Era inevitável que se acentuassem e viessem a público as diferenças com a Escola de Frankfurt. Enquanto esta demandava plena emancipação e, no limite, a substituição de um sistema político que Jürgen Habermas acreditava passar por uma crise terminal de legitimação, os egressos do Collegium criticavam a teoria crítica por seu utopismo orientado pelas velhas filosofias da história. Em fevereiro de 1974, depois de ler o livro de Marquard, Dificuldades com a filosofia da história, Hans Blumenberg escreve uma carta ao autor com uma divertida “Prece de um ateu após ler a filosofia da história de Odo Marquard”. Três anos depois, aparece Para a crítica da utopia política, de Spaemann.
A segunda grande crítica à teoria crítica frankfurtiana diz respeito ao moralismo político. De fato, o caminho que leva de Adorno a Habermas pode ser descrito como a passagem das minima para as maxima moralia. Para Lübbe, a moralização do político (fenômeno de que a política brasileira dá abundantes exemplos em todos os seus quadrantes) suspende “a separação entre legalidade e moralidade, apaga as fronteiras entre Estado e sociedade, dissolve as garantias institucionais da liberdade civil”.
O liberalismo político merece ser defendido, diz Lübbe, porque os sistemas balizados por ele se caracterizam “pelo fato de permitir a máxima ampliação daquelas esferas da vida que não devem ser colocadas à disposição de decisões políticas”. O que está em jogo não é “negar” o político, mas estabelecer seus limites. Tão importante quanto um desenho institucional que impeça a concentração de poderes é a existência de uma cultura política que se oponha à politização indiscriminada do mundo da vida — da prática jurídica à congregação religiosa, da historiografia aos protocolos sanitários. O liberalismo é esta cultura. Ele é, ainda, o cultivo iluminista da tolerância e da igualdade de direitos, valores que dão a chave para a compreensão do famoso paradoxo formulado por Böckenförde: “O Estado liberal e secular vive de premissas que ele próprio não é capaz de garantir”. Onde, porém, grassa o antiliberalismo e sua ideia fixa de que “tudo é política”, a fragilidade de tais premissas se traduz em fragilidade do próprio Estado de Direito. A posicionalidade excêntrica dos filósofos do Collegium, portanto, não se confunde com aquilo que a linguagem vulgar tem chamado de “isentismo”.

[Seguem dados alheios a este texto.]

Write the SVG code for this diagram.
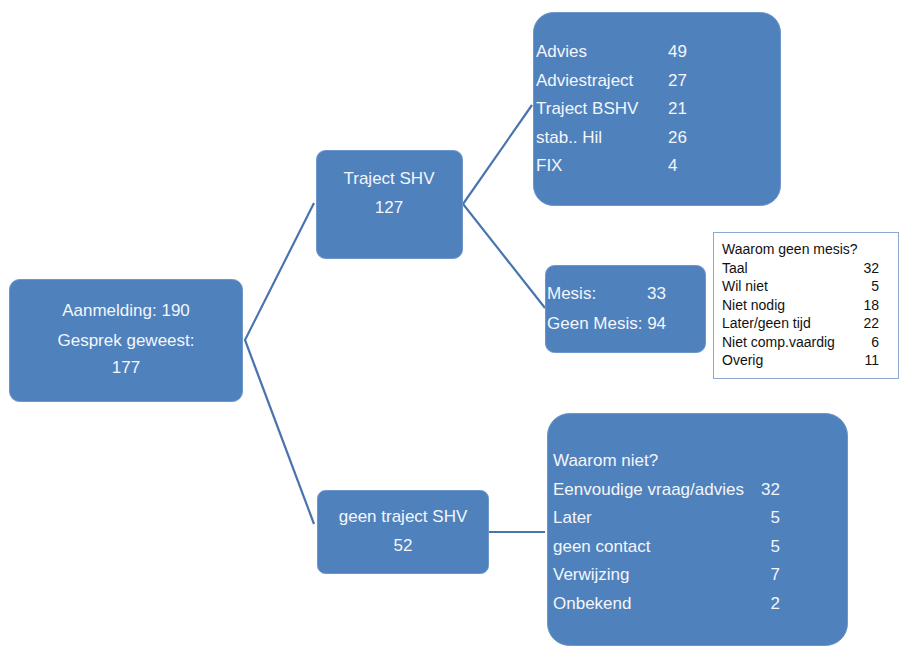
<svg xmlns="http://www.w3.org/2000/svg" width="899" height="646" viewBox="0 0 899 646">
<style>
.box{fill:#4f81bd;stroke:#6d97cb;stroke-width:1}
.t{font-family:"Liberation Sans",Arial,sans-serif;font-size:17px;fill:#f4f6fa}
.c{text-anchor:middle}
.r{text-anchor:end}
.tb{font-family:"Liberation Sans",Arial,sans-serif;font-size:14px;fill:#111}
.ln{stroke:#4a74ad;stroke-width:2.2;fill:none}
</style>
<rect width="899" height="646" fill="#ffffff"/>
<g id="connectors">
<path class="ln" d="M314,203 L245,340 L314,524"/>
<path class="ln" d="M532,105 L463,204 L545,308"/>
<path class="ln" d="M489,532 L545,532"/>
</g>
<g id="aanmelding">
<rect class="box" x="9.5" y="279.5" width="233" height="122" rx="10"/>
<text class="t c" x="126" y="316">Aanmelding: 190</text>
<text class="t c" x="126" y="346">Gesprek  geweest:</text>
<text class="t c" x="126" y="373">177</text>
</g>
<g id="traject-shv">
<rect class="box" x="316.5" y="150.5" width="146" height="108" rx="9"/>
<text class="t c" x="389" y="184">Traject SHV</text>
<text class="t c" x="389" y="213">127</text>
</g>
<g id="traject-details">
<rect class="box" x="533.5" y="12.5" width="247" height="193" rx="20"/>
<text class="t" x="536" y="57">Advies</text><text class="t" x="668" y="57">49</text>
<text class="t" x="536" y="86">Adviestraject</text><text class="t" x="668" y="86">27</text>
<text class="t" x="536" y="114">Traject BSHV</text><text class="t" x="668" y="114">21</text>
<text class="t" x="536" y="143">stab.. Hil</text><text class="t" x="668" y="143">26</text>
<text class="t" x="536" y="171">FIX</text><text class="t" x="668" y="171">4</text>
</g>
<g id="mesis">
<rect class="box" x="545.5" y="265.5" width="160" height="87" rx="9"/>
<text class="t" x="547" y="299">Mesis:</text><text class="t" x="647" y="299">33</text>
<text class="t" x="547" y="329">Geen Mesis: 94</text>
</g>
<g id="waarom-geen-mesis">
<rect x="713.5" y="232.5" width="185" height="146" fill="#ffffff" stroke="#8ea7cc" stroke-width="1"/>
<text class="tb" x="722" y="254">Waarom geen mesis?</text>
<text class="tb" x="722" y="273">Taal</text><text class="tb r" x="879" y="273">32</text>
<text class="tb" x="722" y="291">Wil niet</text><text class="tb r" x="879" y="291">5</text>
<text class="tb" x="722" y="310">Niet nodig</text><text class="tb r" x="879" y="310">18</text>
<text class="tb" x="722" y="328">Later/geen tijd</text><text class="tb r" x="879" y="328">22</text>
<text class="tb" x="722" y="347">Niet comp.vaardig</text><text class="tb r" x="879" y="347">6</text>
<text class="tb" x="722" y="365">Overig</text><text class="tb r" x="879" y="365">11</text>
</g>
<g id="geen-traject-shv">
<rect class="box" x="317.5" y="490.5" width="171" height="83" rx="8"/>
<text class="t c" x="403" y="522">geen traject SHV</text>
<text class="t c" x="403" y="551">52</text>
</g>
<g id="waarom-niet">
<rect class="box" x="547.5" y="413.5" width="300" height="232" rx="22"/>
<text class="t" x="553" y="466">Waarom niet?</text>
<text class="t" x="553" y="495">Eenvoudige vraag/advies</text><text class="t r" x="780" y="495">32</text>
<text class="t" x="553" y="523">Later</text><text class="t r" x="780" y="523">5</text>
<text class="t" x="553" y="552">geen contact</text><text class="t r" x="780" y="552">5</text>
<text class="t" x="553" y="580">Verwijzing</text><text class="t r" x="780" y="580">7</text>
<text class="t" x="553" y="609">Onbekend</text><text class="t r" x="780" y="609">2</text>
</g>
</svg>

Bem pode ser que a atual crise das democracias liberais se deva ao estreitamento dos espaços de mediação e à aparente perda de prestígio dos que se dispõem a defendê-los. Mas nada indica que tal crise seja irreversível. Caso todo projeto humano atingisse a plenitude de seus objetivos, já não teríamos história, pois, como bem ressaltou o poeta Joseph Brodsky, the only law of history is chance. O jogo está sempre aberto. Especialmente, e sobretudo, em sociedades cujo pluralismo (étnico, político, cultural) não pode ser suprimido pela mera vontade de governantes que fizeram da desumanidade e da torpeza um meio de vida. A esse tipo de sociedade, que também é a nossa, há de corresponder, e cada vez mais, a máxima de Marquard segundo a qual “igualdade significa: poder ser diferente dos demais sem medo”.